To add or subtract radicals, the degree and radicand must be the same. For example, \(2\sqrt{3} + 3\sqrt{3} = 5\sqrt{3}\) but \(2\sqrt{2} + 2\sqrt{3}\) cannot be added because they have different radicands.

The average (or mean) of a group of terms is the sum of the terms divided by the number of terms. Average = \({a_1 + a_2 + ... + a_n \over n}\)

An exponent (cb^e) consists of coefficient (c) and a base (b) raised to a power (e). The exponent indicates the number of times that the base is multiplied by itself.
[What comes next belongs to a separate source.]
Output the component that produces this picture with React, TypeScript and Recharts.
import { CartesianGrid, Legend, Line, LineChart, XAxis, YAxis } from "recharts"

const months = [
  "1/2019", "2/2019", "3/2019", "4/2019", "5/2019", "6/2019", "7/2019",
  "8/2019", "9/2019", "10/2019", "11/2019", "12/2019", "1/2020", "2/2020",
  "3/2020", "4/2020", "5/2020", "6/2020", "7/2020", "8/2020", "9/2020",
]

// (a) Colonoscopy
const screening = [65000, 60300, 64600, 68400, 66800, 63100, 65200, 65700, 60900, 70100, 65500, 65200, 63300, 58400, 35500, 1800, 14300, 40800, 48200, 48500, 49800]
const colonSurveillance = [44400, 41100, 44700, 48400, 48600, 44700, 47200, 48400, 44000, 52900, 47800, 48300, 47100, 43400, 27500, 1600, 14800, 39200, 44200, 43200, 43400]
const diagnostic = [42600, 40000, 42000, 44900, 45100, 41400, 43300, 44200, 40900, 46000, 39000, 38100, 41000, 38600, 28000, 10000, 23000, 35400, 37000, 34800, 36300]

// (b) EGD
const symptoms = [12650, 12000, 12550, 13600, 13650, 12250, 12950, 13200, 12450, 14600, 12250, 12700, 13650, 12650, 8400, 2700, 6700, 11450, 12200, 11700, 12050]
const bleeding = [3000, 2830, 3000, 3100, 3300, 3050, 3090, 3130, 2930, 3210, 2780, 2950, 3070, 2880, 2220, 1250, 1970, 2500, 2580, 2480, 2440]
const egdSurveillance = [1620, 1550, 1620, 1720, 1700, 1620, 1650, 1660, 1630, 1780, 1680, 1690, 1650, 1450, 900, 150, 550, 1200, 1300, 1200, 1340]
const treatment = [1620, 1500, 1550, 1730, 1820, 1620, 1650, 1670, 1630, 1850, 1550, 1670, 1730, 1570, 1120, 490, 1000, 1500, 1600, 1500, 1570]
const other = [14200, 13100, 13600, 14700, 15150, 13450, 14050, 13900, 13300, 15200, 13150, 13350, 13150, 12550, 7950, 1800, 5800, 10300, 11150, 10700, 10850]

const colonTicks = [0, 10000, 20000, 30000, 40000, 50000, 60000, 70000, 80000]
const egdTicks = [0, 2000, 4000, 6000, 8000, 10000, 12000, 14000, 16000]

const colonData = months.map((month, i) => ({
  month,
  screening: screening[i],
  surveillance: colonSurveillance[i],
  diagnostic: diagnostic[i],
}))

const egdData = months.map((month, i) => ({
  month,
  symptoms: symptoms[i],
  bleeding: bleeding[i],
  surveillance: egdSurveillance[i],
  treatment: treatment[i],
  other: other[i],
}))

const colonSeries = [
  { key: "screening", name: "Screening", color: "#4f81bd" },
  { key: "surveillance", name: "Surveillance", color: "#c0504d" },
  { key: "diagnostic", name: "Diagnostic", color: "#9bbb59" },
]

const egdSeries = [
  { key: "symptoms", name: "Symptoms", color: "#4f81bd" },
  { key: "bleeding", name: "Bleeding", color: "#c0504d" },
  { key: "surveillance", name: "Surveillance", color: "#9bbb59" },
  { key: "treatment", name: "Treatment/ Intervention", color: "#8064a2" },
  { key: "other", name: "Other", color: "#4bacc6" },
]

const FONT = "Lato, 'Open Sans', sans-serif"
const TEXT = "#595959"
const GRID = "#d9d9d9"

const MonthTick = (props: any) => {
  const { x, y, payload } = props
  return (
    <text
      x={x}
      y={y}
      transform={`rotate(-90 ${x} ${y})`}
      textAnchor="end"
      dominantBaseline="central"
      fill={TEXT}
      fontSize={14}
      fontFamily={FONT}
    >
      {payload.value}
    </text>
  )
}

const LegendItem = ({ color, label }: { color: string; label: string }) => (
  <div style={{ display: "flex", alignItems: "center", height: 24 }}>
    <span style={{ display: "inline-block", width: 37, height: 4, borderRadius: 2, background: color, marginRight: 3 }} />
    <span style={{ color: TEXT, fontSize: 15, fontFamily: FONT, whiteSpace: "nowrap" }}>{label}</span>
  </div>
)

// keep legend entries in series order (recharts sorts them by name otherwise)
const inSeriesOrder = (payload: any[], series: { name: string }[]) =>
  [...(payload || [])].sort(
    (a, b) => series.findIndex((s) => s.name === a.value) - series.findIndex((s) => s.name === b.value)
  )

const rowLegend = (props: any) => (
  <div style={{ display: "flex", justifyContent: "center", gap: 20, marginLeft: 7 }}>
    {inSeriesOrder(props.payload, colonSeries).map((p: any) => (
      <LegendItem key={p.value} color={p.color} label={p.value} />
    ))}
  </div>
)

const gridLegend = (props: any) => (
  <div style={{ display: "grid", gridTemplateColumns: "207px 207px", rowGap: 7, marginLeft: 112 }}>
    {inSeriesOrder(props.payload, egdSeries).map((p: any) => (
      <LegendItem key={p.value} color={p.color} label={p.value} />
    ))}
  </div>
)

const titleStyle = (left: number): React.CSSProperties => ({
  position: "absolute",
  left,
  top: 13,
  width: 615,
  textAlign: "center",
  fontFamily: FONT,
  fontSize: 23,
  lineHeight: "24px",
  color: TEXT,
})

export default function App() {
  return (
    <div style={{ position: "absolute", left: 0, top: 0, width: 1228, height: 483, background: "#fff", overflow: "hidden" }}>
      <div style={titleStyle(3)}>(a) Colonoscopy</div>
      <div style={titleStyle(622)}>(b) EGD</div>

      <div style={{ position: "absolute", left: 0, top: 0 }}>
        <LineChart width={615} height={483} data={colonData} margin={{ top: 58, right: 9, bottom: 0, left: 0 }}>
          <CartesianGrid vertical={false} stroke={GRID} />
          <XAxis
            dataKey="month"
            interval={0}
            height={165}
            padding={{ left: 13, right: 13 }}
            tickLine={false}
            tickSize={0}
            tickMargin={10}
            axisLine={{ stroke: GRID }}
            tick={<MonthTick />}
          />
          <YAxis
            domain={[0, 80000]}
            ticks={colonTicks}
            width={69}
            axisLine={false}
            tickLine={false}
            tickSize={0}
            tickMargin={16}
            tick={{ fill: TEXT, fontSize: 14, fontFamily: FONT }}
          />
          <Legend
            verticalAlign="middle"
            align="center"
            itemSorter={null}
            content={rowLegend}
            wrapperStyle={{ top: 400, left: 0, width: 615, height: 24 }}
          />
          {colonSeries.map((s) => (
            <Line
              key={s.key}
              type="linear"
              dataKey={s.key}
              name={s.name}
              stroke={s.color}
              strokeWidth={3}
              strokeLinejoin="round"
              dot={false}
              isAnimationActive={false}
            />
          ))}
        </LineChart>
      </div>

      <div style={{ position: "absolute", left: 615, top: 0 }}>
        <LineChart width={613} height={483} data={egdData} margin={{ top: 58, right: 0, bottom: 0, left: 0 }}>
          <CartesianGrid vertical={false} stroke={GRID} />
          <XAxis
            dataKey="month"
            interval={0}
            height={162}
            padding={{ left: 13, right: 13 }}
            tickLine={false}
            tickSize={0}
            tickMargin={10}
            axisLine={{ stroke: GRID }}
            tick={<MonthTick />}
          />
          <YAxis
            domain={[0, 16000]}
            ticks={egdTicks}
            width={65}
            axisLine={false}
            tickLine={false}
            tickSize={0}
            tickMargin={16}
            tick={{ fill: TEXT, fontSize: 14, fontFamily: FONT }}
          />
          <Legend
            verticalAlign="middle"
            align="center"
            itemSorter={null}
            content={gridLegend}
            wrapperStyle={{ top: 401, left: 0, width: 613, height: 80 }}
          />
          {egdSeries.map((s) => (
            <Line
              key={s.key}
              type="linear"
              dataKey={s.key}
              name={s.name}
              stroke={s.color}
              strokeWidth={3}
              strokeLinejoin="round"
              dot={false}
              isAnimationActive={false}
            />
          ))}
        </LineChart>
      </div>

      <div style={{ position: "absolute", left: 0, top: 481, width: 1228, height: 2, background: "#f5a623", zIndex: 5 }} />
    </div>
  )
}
A base with an exponent of 1 equals the base (b¹ = b) and a base with an exponent of 0 equals 1 ( (b⁰ = 1).

To raise a term with an exponent to another exponent, retain the base and multiply the exponents: (x²)³ = x^(2x3) = x⁶

The greatest common factor (GCF) is the greatest factor that divides two integers.

An integer is any whole number, including zero. An integer can be either positive or negative. Examples include -77, -1, 0, 55, 119.

A negative exponent indicates the number of times that the base is divided by itself. To convert a negative exponent to a positive exponent, calculate the positive exponent then take the reciprocal: \(b^{-e} = { 1 \over b^e }\). For example, \(3^{-2} = {1 \over 3^2} = {1 \over 9}\)

Arithmetic operations must be performed in the following specific order:

1. Parentheses
2. Exponents
3. Multiplication and Division (from L to R)
4. Addition and Subtraction (from L to R)

The acronym PEMDAS can help remind you of the order.

Percentages are ratios of an amount compared to 100. The percent change of an old to new value is equal to 100% x \({ new - old \over old }\).

Scientific notation is a method of writing very small or very large numbers. The first part will be a number between one and ten (typically a decimal) and the second part will be a power of 10. For example, 98,760 in scientific notation is 9.876 x 10⁴ with the 4 indicating the number of places the decimal point was moved to the left. A power of 10 with a negative exponent indicates that the decimal point was moved to the right. For example, 0.0123 in scientific notation is 1.23 x 10^-2.